A Loss Worth Reporting

Companies are learning the gains to be had from helping their employees lose weight.
Kate PlourdJanuary 1, 2008

Feel free to call Mark Ticknor a big loser. He won’t mind.

The 54-year-old CFO of Wesley Willows Corp., a Rockford, Illinois-based adult-care community, dropped 12 pounds after joining a companywide weight-loss program nine months ago. More than half of the company’s 260 employees signed on with the Internet-based Tangerine Wellness program, which sends users daily tips on how to eat healthy and maintain an exercise routine. Employees are also divided into teams that compete for cash bonuses. “Now, instead of taking a 15-minute cigarette break, people are walking for 15 minutes,” Ticknor says.

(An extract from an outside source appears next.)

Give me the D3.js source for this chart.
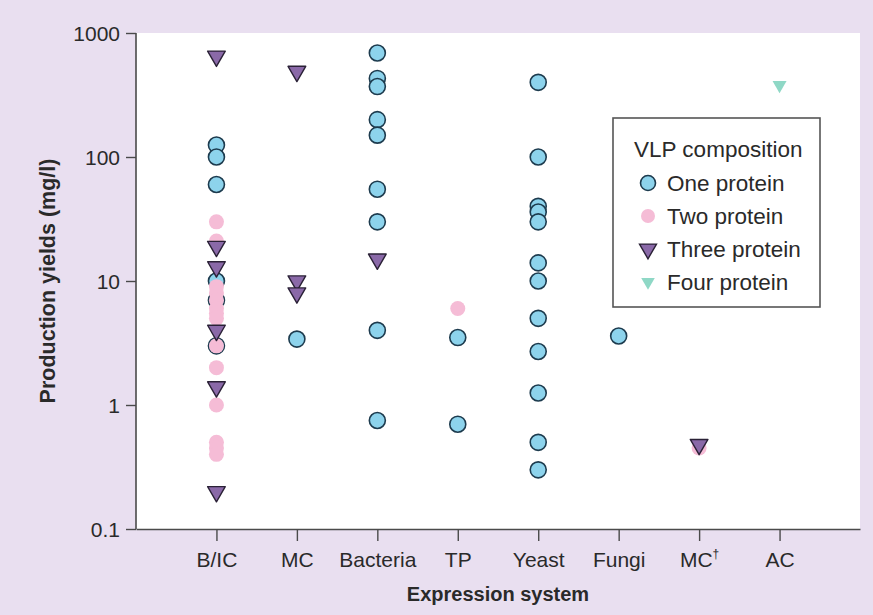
<!DOCTYPE html>
<html>
<head>
<meta charset="utf-8">
<script src="https://cdn.jsdelivr.net/npm/d3@7"></script>
<style>
  html, body { margin: 0; padding: 0; background: #e9dff0; }
  svg { display: block; font-family: "Liberation Sans", Arial, Helvetica, sans-serif; }
</style>
</head>
<body>
<svg id="chart" width="873" height="615"></svg>
<script>
// Expression systems along the x axis
const categories = ["B/IC", "MC", "Bacteria", "TP", "Yeast", "Fungi", "MC\u2020", "AC"];
const yTicks = [0.1, 1, 10, 100, 1000];

// Production yields (mg/l) by VLP composition, as [system, yield]
const oneProtein = [
  ["B/IC", 125], ["B/IC", 100], ["B/IC", 60], ["B/IC", 10], ["B/IC", 7], ["B/IC", 3],
  ["MC", 3.4],
  ["Bacteria", 690], ["Bacteria", 430], ["Bacteria", 370], ["Bacteria", 200], ["Bacteria", 150],
  ["Bacteria", 55], ["Bacteria", 30], ["Bacteria", 4], ["Bacteria", 0.75],
  ["TP", 3.5], ["TP", 0.7],
  ["Yeast", 400], ["Yeast", 100], ["Yeast", 40], ["Yeast", 36], ["Yeast", 30], ["Yeast", 14],
  ["Yeast", 10], ["Yeast", 5], ["Yeast", 2.7], ["Yeast", 1.25], ["Yeast", 0.5], ["Yeast", 0.3],
  ["Fungi", 3.6]
];
const twoProtein = [
  ["B/IC", 30], ["B/IC", 21], ["B/IC", 9], ["B/IC", 8], ["B/IC", 7], ["B/IC", 6], ["B/IC", 5.5],
  ["B/IC", 5], ["B/IC", 3], ["B/IC", 2], ["B/IC", 1], ["B/IC", 0.5], ["B/IC", 0.45], ["B/IC", 0.4],
  ["TP", 6],
  ["MC\u2020", 0.45]
];
const threeProtein = [
  ["B/IC", 650], ["B/IC", 19], ["B/IC", 13], ["B/IC", 4], ["B/IC", 1.4], ["B/IC", 0.2],
  ["MC", 490], ["MC", 10], ["MC", 8],
  ["Bacteria", 15],
  ["MC\u2020", 0.48]
];
const fourProtein = [
  ["AC", 380]
];

const svg = d3.select("#chart");
const plotLeft = 136, plotRight = 860, plotTop = 33, plotBottom = 529;

const x = d3.scalePoint().domain(categories).range([plotLeft, plotRight]).padding(1);
const y = d3.scaleLog().domain([0.1, 1000]).range([plotBottom, plotTop]);

// white plotting area
svg.append("rect")
  .attr("x", plotLeft).attr("y", plotTop)
  .attr("width", plotRight - plotLeft).attr("height", plotBottom - plotTop)
  .attr("fill", "#ffffff");

// axes
const yAxis = d3.axisLeft(y).tickValues(yTicks).tickSize(10).tickPadding(6)
  .tickFormat(d => d3.format("~g")(d));
const gy = svg.append("g").attr("transform", `translate(${plotLeft},0)`).call(yAxis);

const xAxis = d3.axisBottom(x).tickSize(12).tickPadding(8).tickSizeOuter(0);
const gx = svg.append("g").attr("transform", `translate(0,${plotBottom})`).call(xAxis);

[gy, gx].forEach(g => {
  g.select(".domain").attr("stroke", "#4a4a4a").attr("stroke-width", 1.6);
  g.selectAll(".tick line").attr("stroke", "#4a4a4a").attr("stroke-width", 1.4);
  g.selectAll(".tick text").attr("fill", "#2a2a2a").attr("font-size", 21)
    .attr("font-family", "Liberation Sans, Arial, sans-serif");
});
gy.select(".domain").attr("d", `M0,${plotBottom}V${plotTop}`);
gy.selectAll(".tick text").attr("dy", "0.35em");
gx.selectAll(".tick text").attr("dy", "0.85em");

// dagger on the second MC label is set as a small superscript
gx.selectAll(".tick text")
  .filter(d => d.endsWith("\u2020"))
  .each(function(d) {
    const t = d3.select(this).text(d.slice(0, -1));
    t.append("tspan").attr("font-size", 12).attr("dy", "-0.75em").text("\u2020");
  });

// axis titles
svg.append("text")
  .attr("x", (plotLeft + plotRight) / 2).attr("y", 601)
  .attr("text-anchor", "middle").attr("font-size", 20).attr("font-weight", "bold")
  .attr("fill", "#2a2a2a").text("Expression system");
svg.append("text")
  .attr("transform", `translate(55,${(plotTop + plotBottom) / 2}) rotate(-90)`)
  .attr("text-anchor", "middle").attr("font-size", 21.5).attr("font-weight", "bold")
  .attr("fill", "#2a2a2a").text("Production yields (mg/l)");

// marker styles
const downTri = d3.symbol().type(d3.symbolTriangle);
const styles = {
  one:   { fill: "#8dd3ec", stroke: "#1d3b4e", sw: 1.6 },
  two:   { fill: "#f5bcd6", stroke: "none", sw: 0 },
  three: { fill: "#8a69a8", stroke: "#2a2136", sw: 1.4 },
  four:  { fill: "#8fd8c6", stroke: "none", sw: 0 }
};

const marks = svg.append("g");

marks.selectAll("circle.one").data(oneProtein).join("circle")
  .attr("class", "one")
  .attr("cx", d => x(d[0])).attr("cy", d => y(d[1])).attr("r", 8)
  .attr("fill", styles.one.fill).attr("stroke", styles.one.stroke).attr("stroke-width", styles.one.sw);

marks.selectAll("circle.two").data(twoProtein).join("circle")
  .attr("class", "two")
  .attr("cx", d => x(d[0])).attr("cy", d => y(d[1])).attr("r", 7.5)
  .attr("fill", styles.two.fill);

marks.selectAll("path.three").data(threeProtein).join("path")
  .attr("class", "three")
  .attr("d", downTri.size(135)())
  .attr("transform", d => `translate(${x(d[0])},${y(d[1])}) rotate(180)`)
  .attr("fill", styles.three.fill).attr("stroke", styles.three.stroke).attr("stroke-width", styles.three.sw)
  .attr("stroke-linejoin", "round");

marks.selectAll("path.four").data(fourProtein).join("path")
  .attr("class", "four")
  .attr("d", downTri.size(85)())
  .attr("transform", d => `translate(${x(d[0])},${y(d[1])}) rotate(180)`)
  .attr("fill", styles.four.fill);

// legend
const legend = svg.append("g");
legend.append("rect")
  .attr("x", 613).attr("y", 118).attr("width", 207).attr("height", 189)
  .attr("fill", "#ffffff").attr("stroke", "#555555").attr("stroke-width", 1.6);
legend.append("text").attr("x", 634).attr("y", 157)
  .attr("font-size", 22.5).attr("fill", "#2a2a2a").text("VLP composition");

const legendItems = [
  { key: "one", label: "One protein" },
  { key: "two", label: "Two protein" },
  { key: "three", label: "Three protein" },
  { key: "four", label: "Four protein" }
];
const legendY = d3.scalePoint().domain(legendItems.map(d => d.key)).range([183, 282]);

legendItems.forEach(item => {
  const cy = legendY(item.key), cx = 648;
  const s = styles[item.key];
  if (item.key === "one") {
    legend.append("circle").attr("cx", cx).attr("cy", cy).attr("r", 7.5)
      .attr("fill", s.fill).attr("stroke", s.stroke).attr("stroke-width", s.sw);
  } else if (item.key === "two") {
    legend.append("circle").attr("cx", cx).attr("cy", cy).attr("r", 7).attr("fill", s.fill);
  } else {
    legend.append("path")
      .attr("d", downTri.size(item.key === "three" ? 125 : 80)())
      .attr("transform", `translate(${cx},${cy}) rotate(180)`)
      .attr("fill", s.fill).attr("stroke", s.stroke).attr("stroke-width", s.sw);
  }
  legend.append("text").attr("x", 667).attr("y", cy).attr("dy", "0.35em")
    .attr("font-size", 22.5).attr("fill", "#2a2a2a").text(item.label);
});
</script>
</body>
</html>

At the start, 25 percent of participants weighed in at a healthy level while 46 percent were considered obese. Nine months later, the latter group comprises just 32 percent. But there’s more than pounds dropping. Ticknor says the firm has saved more than $150,000 in health-care claims since adopting the $12,000-a-year program. It is better than direct health-care cost reductions, he adds, because it is “confidential, easy to manage…and does not pressure employees to seek or avoid medical treatment.”

For his part, Ticknor changed his habits by not eating entire portions and instead leaving food on his plate. “Now I eat healthy foods — not just doughnuts all the time,” he says.